Joacim: Ich denke es wird vieles verändern, wenn es um Konzerte und Festivals geht. Es wird mehr für die Sicherheit getan werden, denn das, was passiert ist, ist schrecklich. Es geht einfach gar nicht, dass jemand so etwas tut, nur weil er die Gründe für die Unmöglichkeit einer Pantera Reunion nicht nachvollziehen kann. Das war einfach ein Wahnsinniger! Das ist ein großes Problem, denn im Metal war es schon immer so, dass die Verbindung zwischen den Bands und den Fans sehr stark war, weil wir zu jeder Zeit zugänglich waren. Bei einem Festival zum Beispiel kannst Du ja auch in der Gegend umherwandern und jegliche Bands anschauen. Also, ich denke es wird schon etwas ändern.
Peter: Was mich beim Hören Eures neuen Album stutzig gemacht hat ist, dass in fast jedem Song eine Botschaft von Dir eingeschnitten wurde, in der Du sagst, dass wir uns gerade eine Promo des neuen HAMMERFALL Albums anhören. Ist es nur ein Statement oder habt Ihr Angst vor einem frühzeitigen durchsickern ins Internet?
Joacim: Natürlich wird das passieren und bei unserem letzten Album war es schon drei Wochen vor der Veröffentlichung im Netz zu haben. Es ist nur ein Statement. Wer lässt denn die Alben frühzeitig ins Netz durchsickern? Es sind doch nur die Journalisten, die die Promos erhalten. Viele Journalisten beschweren sich und fragen, warum wir denn die Songs nicht in ihrer Länge ausspielen, warum wir solche Botschaften einbauen. Wenn jeder seine Promo bis zur Veröffentlichung für sich behalten würde, hätten wir dieses Problem nicht. Es ist einfach nur traurig, dass es schon vorher verfügbar ist. Das ruiniert die Überraschung, die die Leute haben, wenn sie das Album kaufen.

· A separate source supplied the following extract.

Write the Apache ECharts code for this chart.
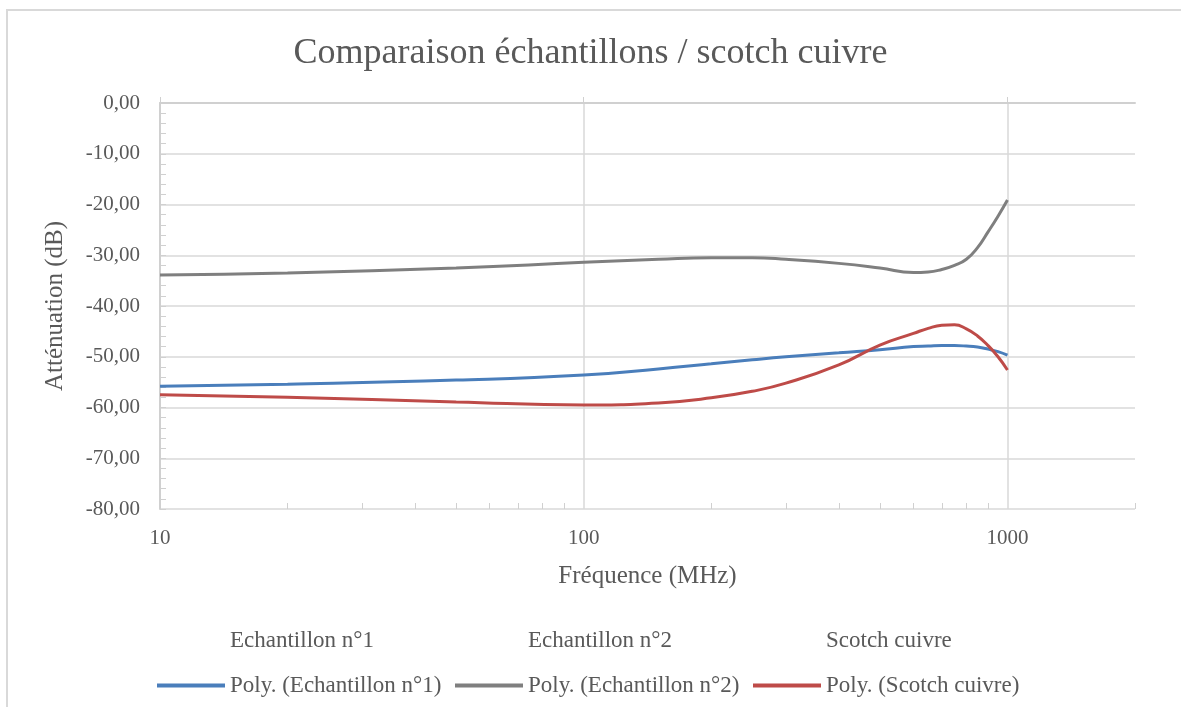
<!DOCTYPE html>
<html>
<head>
<meta charset="utf-8">
<script src="https://cdn.jsdelivr.net/npm/echarts@6/dist/echarts.min.js"></script>
<style>
  html, body { margin: 0; padding: 0; background: #fff; }
  #main { width: 1181px; height: 707px; }
</style>
</head>
<body>
<div id="main"></div>
<script>
const freq = [10, 20, 50, 100, 150, 200, 250, 300, 400, 500, 600, 650, 700, 750, 800, 850, 900, 950, 1000];
const polyEch1 = [-55.8, -55.4, -54.6, -53.6, -52.4, -51.4, -50.6, -50.0, -49.2, -48.6, -48.0, -47.9, -47.8, -47.8, -47.9, -48.1, -48.5, -49.0, -49.7];
const polyEch2 = [-33.9, -33.5, -32.5, -31.4, -30.8, -30.5, -30.5, -30.8, -31.6, -32.5, -33.4, -33.3, -32.8, -32.0, -30.8, -28.5, -25.4, -22.3, -19.1];
const polyScotch = [-57.5, -58.0, -58.9, -59.5, -59.1, -58.1, -56.8, -55.2, -51.6, -47.7, -45.4, -44.4, -43.8, -43.7, -44.5, -45.9, -47.8, -50.0, -52.6];
const rawNames = ['Echantillon n°1', 'Echantillon n°2', 'Scotch cuivre'];
const polyNames = ['Poly. (Echantillon n°1)', 'Poly. (Echantillon n°2)', 'Poly. (Scotch cuivre)'];
const xLabels = [10, 100, 1000];
const xMinorTicks = [20, 30, 40, 50, 60, 70, 80, 90, 200, 300, 400, 500, 600, 700, 800, 900, 2000];

const font = 'Liberation Serif';
const txt = '#595959';
const colors = ['#4a7ebb', '#7f7f7f', '#be4b48'];

function pairs(vals) {
    return freq.map((f, i) => [f, vals[i]]);
}

const chart = echarts.init(document.getElementById('main'));

const series = [];
rawNames.forEach(name => {
    series.push({
        name: name,
        type: 'line',
        data: [],
        symbol: 'none',
        color: '#ffffff',
        lineStyle: { color: '#ffffff' }
    });
});
[polyEch1, polyEch2, polyScotch].forEach((vals, i) => {
    series.push({
        name: polyNames[i],
        type: 'line',
        data: pairs(vals),
        smooth: 0.5,
        symbol: 'none',
        color: colors[i],
        lineStyle: { width: 3, color: colors[i] }
    });
});

// une légende par case pour garder les colonnes alignées comme dans Excel
const colLeft = [157, 455, 753];
const legends = [];
rawNames.forEach((n, i) => {
    legends.push({
        left: colLeft[i], top: 629, padding: 0,
        itemWidth: 68, itemHeight: 4, icon: 'rect',
        data: [n],
        textStyle: { fontFamily: font, fontSize: 23, color: txt }
    });
});
polyNames.forEach((n, i) => {
    legends.push({
        left: colLeft[i], top: 674, padding: 0,
        itemWidth: 68, itemHeight: 4, icon: 'rect',
        data: [n],
        textStyle: { fontFamily: font, fontSize: 23, color: txt }
    });
});

chart.setOption({
    animation: false,
    graphic: [{
        type: 'rect',
        shape: { x: 7, y: 10, width: 1200, height: 720 },
        style: { fill: 'none', stroke: '#d9d9d9', lineWidth: 2 },
        silent: true
    }],
    title: {
        text: 'Comparaison échantillons / scotch cuivre',
        left: 'center',
        top: 31,
        textStyle: { fontFamily: font, fontSize: 36, fontWeight: 'normal', color: txt }
    },
    legend: legends,
    grid: { left: 160, right: 46, top: 103, bottom: 198 },
    xAxis: [{
        type: 'log',
        logBase: 10,
        min: 10,
        max: 2000,
        name: 'Fréquence (MHz)',
        nameLocation: 'middle',
        nameGap: 55,
        nameTextStyle: { fontFamily: font, fontSize: 25, color: txt },
        axisLine: { lineStyle: { color: '#d0d0d0', width: 2 } },
        axisTick: { show: true, inside: true, length: 6, customValues: xLabels, lineStyle: { color: '#d0d0d0' } },
        axisLabel: { fontFamily: font, fontSize: 21, color: txt, margin: 19, customValues: xLabels, formatter: v => String(v) },
        splitLine: { show: true, lineStyle: { color: '#d9d9d9', width: 1.5 } }
    }, {
        type: 'log',
        logBase: 10,
        min: 10,
        max: 2000,
        position: 'bottom',
        axisLine: { show: false },
        axisTick: { show: true, inside: true, length: 6, customValues: xMinorTicks, lineStyle: { color: '#d0d0d0' } },
        axisLabel: { show: false },
        splitLine: { show: false }
    }],
    yAxis: {
        type: 'value',
        min: -80,
        max: 0,
        interval: 10,
        name: 'Atténuation (dB)',
        nameLocation: 'middle',
        nameGap: 92,
        nameTextStyle: { fontFamily: font, fontSize: 25, color: txt },
        axisLine: { show: true, lineStyle: { color: '#d0d0d0', width: 2 } },
        axisTick: { show: true, inside: true, length: 6, lineStyle: { color: '#d0d0d0' } },
        minorTick: { show: true, splitNumber: 5, length: 6, lineStyle: { color: '#d0d0d0' } },
        axisLabel: {
            fontFamily: font, fontSize: 21, color: txt, margin: 20,
            formatter: v => v.toFixed(2).replace('.', ',')
        },
        splitLine: { show: true, lineStyle: { color: '#d9d9d9', width: 1.5 } }
    },
    series: series
});
</script>
</body>
</html>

Peter: Also stecken vordergründig keine finanziellen Gründe dahinter?
Joacim: Im Endeffekt schon, denn man verkauft doch eher ein Album, als es zu verschenken.
Peter: Sicherlich, aber ist es nicht der Hauptgrund?
Joacim: Ich weiss, dass es vor der offiziellen Veröffentlichung im Netz zu haben sein wird aber vielleicht ist es nur ein Weg das zu verhindern.
Peter: Ich danke Dir für das Interview. Irgendwelche Worte noch an Eure Fans?
Joacim: Ich möchte zunächst jedem für die großartige Unterstützung in der Vergangenheit danken und ich hoffe, die Leute werden unser neues Album mal auschecken und zu unseren Auftritten kommen.